Your goal:
The listing below is to be output in its exact form.

-- Begin --

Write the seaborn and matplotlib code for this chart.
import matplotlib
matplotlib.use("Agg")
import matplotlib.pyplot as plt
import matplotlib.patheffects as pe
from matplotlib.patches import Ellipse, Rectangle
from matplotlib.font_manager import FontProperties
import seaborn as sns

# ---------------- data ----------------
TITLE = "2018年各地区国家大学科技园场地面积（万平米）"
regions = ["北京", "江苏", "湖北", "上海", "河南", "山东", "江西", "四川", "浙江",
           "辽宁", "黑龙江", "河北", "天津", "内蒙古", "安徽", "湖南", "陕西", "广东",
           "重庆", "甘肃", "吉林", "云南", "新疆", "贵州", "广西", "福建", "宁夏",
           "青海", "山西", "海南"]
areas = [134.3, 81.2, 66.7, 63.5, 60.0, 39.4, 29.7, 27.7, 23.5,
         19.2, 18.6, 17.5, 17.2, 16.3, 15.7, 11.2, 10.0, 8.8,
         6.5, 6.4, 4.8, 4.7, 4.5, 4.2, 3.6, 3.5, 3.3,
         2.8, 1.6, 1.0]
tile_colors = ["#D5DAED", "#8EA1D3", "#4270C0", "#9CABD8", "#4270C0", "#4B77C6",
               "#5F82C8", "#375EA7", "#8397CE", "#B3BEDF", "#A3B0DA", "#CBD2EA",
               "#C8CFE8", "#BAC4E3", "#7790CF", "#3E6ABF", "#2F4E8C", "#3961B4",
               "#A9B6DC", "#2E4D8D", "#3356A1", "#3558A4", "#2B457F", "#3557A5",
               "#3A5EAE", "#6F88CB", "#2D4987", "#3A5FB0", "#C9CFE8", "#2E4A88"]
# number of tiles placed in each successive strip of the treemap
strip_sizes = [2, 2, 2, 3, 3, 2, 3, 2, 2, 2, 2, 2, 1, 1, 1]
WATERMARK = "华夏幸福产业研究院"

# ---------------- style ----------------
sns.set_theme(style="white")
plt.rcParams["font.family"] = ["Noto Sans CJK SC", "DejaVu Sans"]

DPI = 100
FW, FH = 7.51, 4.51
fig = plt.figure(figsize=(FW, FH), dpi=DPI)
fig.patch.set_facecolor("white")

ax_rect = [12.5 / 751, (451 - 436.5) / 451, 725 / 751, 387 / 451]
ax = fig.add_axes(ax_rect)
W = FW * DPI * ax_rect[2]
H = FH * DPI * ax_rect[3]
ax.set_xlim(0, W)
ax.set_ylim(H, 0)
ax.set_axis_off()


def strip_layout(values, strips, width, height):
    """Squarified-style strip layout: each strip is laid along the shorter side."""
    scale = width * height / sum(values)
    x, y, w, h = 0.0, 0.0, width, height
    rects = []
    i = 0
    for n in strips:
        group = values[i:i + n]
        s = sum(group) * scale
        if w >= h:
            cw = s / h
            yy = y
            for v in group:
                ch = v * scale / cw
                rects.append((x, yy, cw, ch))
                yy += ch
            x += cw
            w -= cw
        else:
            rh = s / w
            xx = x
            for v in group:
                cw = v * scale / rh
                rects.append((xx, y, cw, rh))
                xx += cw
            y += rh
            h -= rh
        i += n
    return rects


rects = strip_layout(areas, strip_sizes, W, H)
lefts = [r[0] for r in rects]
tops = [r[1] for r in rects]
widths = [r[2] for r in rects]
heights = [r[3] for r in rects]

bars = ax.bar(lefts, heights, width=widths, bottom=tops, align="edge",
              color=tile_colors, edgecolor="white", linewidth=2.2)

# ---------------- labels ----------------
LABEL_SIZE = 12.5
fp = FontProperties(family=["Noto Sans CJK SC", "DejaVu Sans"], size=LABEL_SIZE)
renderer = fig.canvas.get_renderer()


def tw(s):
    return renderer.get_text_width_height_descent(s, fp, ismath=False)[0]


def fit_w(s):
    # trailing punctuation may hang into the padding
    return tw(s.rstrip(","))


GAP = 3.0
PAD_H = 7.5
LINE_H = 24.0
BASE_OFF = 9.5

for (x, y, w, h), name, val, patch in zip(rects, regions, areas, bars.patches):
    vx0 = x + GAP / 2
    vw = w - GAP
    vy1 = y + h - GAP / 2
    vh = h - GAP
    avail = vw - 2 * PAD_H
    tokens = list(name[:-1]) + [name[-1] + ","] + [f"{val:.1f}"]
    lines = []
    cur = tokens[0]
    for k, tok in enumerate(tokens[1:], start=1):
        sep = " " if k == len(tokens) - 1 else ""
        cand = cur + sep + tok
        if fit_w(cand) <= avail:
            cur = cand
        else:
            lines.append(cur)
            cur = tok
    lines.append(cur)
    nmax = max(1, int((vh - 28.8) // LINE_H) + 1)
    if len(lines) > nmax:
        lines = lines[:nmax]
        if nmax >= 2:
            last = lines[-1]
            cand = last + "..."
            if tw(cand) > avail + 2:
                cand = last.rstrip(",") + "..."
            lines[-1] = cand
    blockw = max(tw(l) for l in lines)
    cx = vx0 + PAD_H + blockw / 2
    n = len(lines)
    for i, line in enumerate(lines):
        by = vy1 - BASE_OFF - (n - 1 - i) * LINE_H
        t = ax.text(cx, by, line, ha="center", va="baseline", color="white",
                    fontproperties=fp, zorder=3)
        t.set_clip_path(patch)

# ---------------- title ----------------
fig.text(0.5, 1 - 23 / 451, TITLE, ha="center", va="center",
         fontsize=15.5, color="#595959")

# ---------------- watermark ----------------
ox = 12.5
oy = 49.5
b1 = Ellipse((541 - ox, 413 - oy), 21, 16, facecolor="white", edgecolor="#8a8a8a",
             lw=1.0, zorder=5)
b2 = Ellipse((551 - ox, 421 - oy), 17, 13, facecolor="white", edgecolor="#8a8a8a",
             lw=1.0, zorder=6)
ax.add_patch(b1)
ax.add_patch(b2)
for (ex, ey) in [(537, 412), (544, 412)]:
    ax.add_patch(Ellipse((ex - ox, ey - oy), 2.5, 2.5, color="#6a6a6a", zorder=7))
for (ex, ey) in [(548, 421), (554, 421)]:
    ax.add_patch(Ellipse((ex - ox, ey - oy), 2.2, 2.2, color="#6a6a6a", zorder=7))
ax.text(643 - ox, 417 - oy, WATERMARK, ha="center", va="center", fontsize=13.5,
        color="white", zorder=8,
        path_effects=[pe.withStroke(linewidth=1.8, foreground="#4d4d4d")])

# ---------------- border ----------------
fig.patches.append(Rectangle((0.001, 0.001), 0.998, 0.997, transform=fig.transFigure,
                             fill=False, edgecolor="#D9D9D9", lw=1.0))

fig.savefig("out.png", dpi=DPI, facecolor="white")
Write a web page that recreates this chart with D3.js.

-- End --

Result of this exercise:
Write the seaborn and matplotlib code for this chart.
import matplotlib
matplotlib.use("Agg")
import matplotlib.pyplot as plt
import matplotlib.patheffects as pe
from matplotlib.patches import Ellipse, Rectangle
from matplotlib.font_manager import FontProperties
import seaborn as sns

# ---------------- data ----------------
TITLE = "2018年各地区国家大学科技园场地面积（万平米）"
regions = ["北京", "江苏", "湖北", "上海", "河南", "山东", "江西", "四川", "浙江",
           "辽宁", "黑龙江", "河北", "天津", "内蒙古", "安徽", "湖南", "陕西", "广东",
           "重庆", "甘肃", "吉林", "云南", "新疆", "贵州", "广西", "福建", "宁夏",
           "青海", "山西", "海南"]
areas = [134.3, 81.2, 66.7, 63.5, 60.0, 39.4, 29.7, 27.7, 23.5,
         19.2, 18.6, 17.5, 17.2, 16.3, 15.7, 11.2, 10.0, 8.8,
         6.5, 6.4, 4.8, 4.7, 4.5, 4.2, 3.6, 3.5, 3.3,
         2.8, 1.6, 1.0]
tile_colors = ["#D5DAED", "#8EA1D3", "#4270C0", "#9CABD8", "#4270C0", "#4B77C6",
               "#5F82C8", "#375EA7", "#8397CE", "#B3BEDF", "#A3B0DA", "#CBD2EA",
               "#C8CFE8", "#BAC4E3", "#7790CF", "#3E6ABF", "#2F4E8C", "#3961B4",
               "#A9B6DC", "#2E4D8D", "#3356A1", "#3558A4", "#2B457F", "#3557A5",
               "#3A5EAE", "#6F88CB", "#2D4987", "#3A5FB0", "#C9CFE8", "#2E4A88"]
# number of tiles placed in each successive strip of the treemap
strip_sizes = [2, 2, 2, 3, 3, 2, 3, 2, 2, 2, 2, 2, 1, 1, 1]
WATERMARK = "华夏幸福产业研究院"

# ---------------- style ----------------
sns.set_theme(style="white")
plt.rcParams["font.family"] = ["Noto Sans CJK SC", "DejaVu Sans"]

DPI = 100
FW, FH = 7.51, 4.51
fig = plt.figure(figsize=(FW, FH), dpi=DPI)
fig.patch.set_facecolor("white")

ax_rect = [12.5 / 751, (451 - 436.5) / 451, 725 / 751, 387 / 451]
ax = fig.add_axes(ax_rect)
W = FW * DPI * ax_rect[2]
H = FH * DPI * ax_rect[3]
ax.set_xlim(0, W)
ax.set_ylim(H, 0)
ax.set_axis_off()


def strip_layout(values, strips, width, height):
    """Squarified-style strip layout: each strip is laid along the shorter side."""
    scale = width * height / sum(values)
    x, y, w, h = 0.0, 0.0, width, height
    rects = []
    i = 0
    for n in strips:
        group = values[i:i + n]
        s = sum(group) * scale
        if w >= h:
            cw = s / h
            yy = y
            for v in group:
                ch = v * scale / cw
                rects.append((x, yy, cw, ch))
                yy += ch
            x += cw
            w -= cw
        else:
            rh = s / w
            xx = x
            for v in group:
                cw = v * scale / rh
                rects.append((xx, y, cw, rh))
                xx += cw
            y += rh
            h -= rh
        i += n
    return rects


rects = strip_layout(areas, strip_sizes, W, H)
lefts = [r[0] for r in rects]
tops = [r[1] for r in rects]
widths = [r[2] for r in rects]
heights = [r[3] for r in rects]

bars = ax.bar(lefts, heights, width=widths, bottom=tops, align="edge",
              color=tile_colors, edgecolor="white", linewidth=2.2)

# ---------------- labels ----------------
LABEL_SIZE = 12.5
fp = FontProperties(family=["Noto Sans CJK SC", "DejaVu Sans"], size=LABEL_SIZE)
renderer = fig.canvas.get_renderer()


def tw(s):
    return renderer.get_text_width_height_descent(s, fp, ismath=False)[0]


def fit_w(s):
    # trailing punctuation may hang into the padding
    return tw(s.rstrip(","))


GAP = 3.0
PAD_H = 7.5
LINE_H = 24.0
BASE_OFF = 9.5

for (x, y, w, h), name, val, patch in zip(rects, regions, areas, bars.patches):
    vx0 = x + GAP / 2
    vw = w - GAP
    vy1 = y + h - GAP / 2
    vh = h - GAP
    avail = vw - 2 * PAD_H
    tokens = list(name[:-1]) + [name[-1] + ","] + [f"{val:.1f}"]
    lines = []
    cur = tokens[0]
    for k, tok in enumerate(tokens[1:], start=1):
        sep = " " if k == len(tokens) - 1 else ""
        cand = cur + sep + tok
        if fit_w(cand) <= avail:
            cur = cand
        else:
            lines.append(cur)
            cur = tok
    lines.append(cur)
    nmax = max(1, int((vh - 28.8) // LINE_H) + 1)
    if len(lines) > nmax:
        lines = lines[:nmax]
        if nmax >= 2:
            last = lines[-1]
            cand = last + "..."
            if tw(cand) > avail + 2:
                cand = last.rstrip(",") + "..."
            lines[-1] = cand
    blockw = max(tw(l) for l in lines)
    cx = vx0 + PAD_H + blockw / 2
    n = len(lines)
    for i, line in enumerate(lines):
        by = vy1 - BASE_OFF - (n - 1 - i) * LINE_H
        t = ax.text(cx, by, line, ha="center", va="baseline", color="white",
                    fontproperties=fp, zorder=3)
        t.set_clip_path(patch)

# ---------------- title ----------------
fig.text(0.5, 1 - 23 / 451, TITLE, ha="center", va="center",
         fontsize=15.5, color="#595959")

# ---------------- watermark ----------------
ox = 12.5
oy = 49.5
b1 = Ellipse((541 - ox, 413 - oy), 21, 16, facecolor="white", edgecolor="#8a8a8a",
             lw=1.0, zorder=5)
b2 = Ellipse((551 - ox, 421 - oy), 17, 13, facecolor="white", edgecolor="#8a8a8a",
             lw=1.0, zorder=6)
ax.add_patch(b1)
ax.add_patch(b2)
for (ex, ey) in [(537, 412), (544, 412)]:
    ax.add_patch(Ellipse((ex - ox, ey - oy), 2.5, 2.5, color="#6a6a6a", zorder=7))
for (ex, ey) in [(548, 421), (554, 421)]:
    ax.add_patch(Ellipse((ex - ox, ey - oy), 2.2, 2.2, color="#6a6a6a", zorder=7))
ax.text(643 - ox, 417 - oy, WATERMARK, ha="center", va="center", fontsize=13.5,
        color="white", zorder=8,
        path_effects=[pe.withStroke(linewidth=1.8, foreground="#4d4d4d")])

# ---------------- border ----------------
fig.patches.append(Rectangle((0.001, 0.001), 0.998, 0.997, transform=fig.transFigure,
                             fill=False, edgecolor="#D9D9D9", lw=1.0))

fig.savefig("out.png", dpi=DPI, facecolor="white")
Write a web page that recreates this chart with D3.js.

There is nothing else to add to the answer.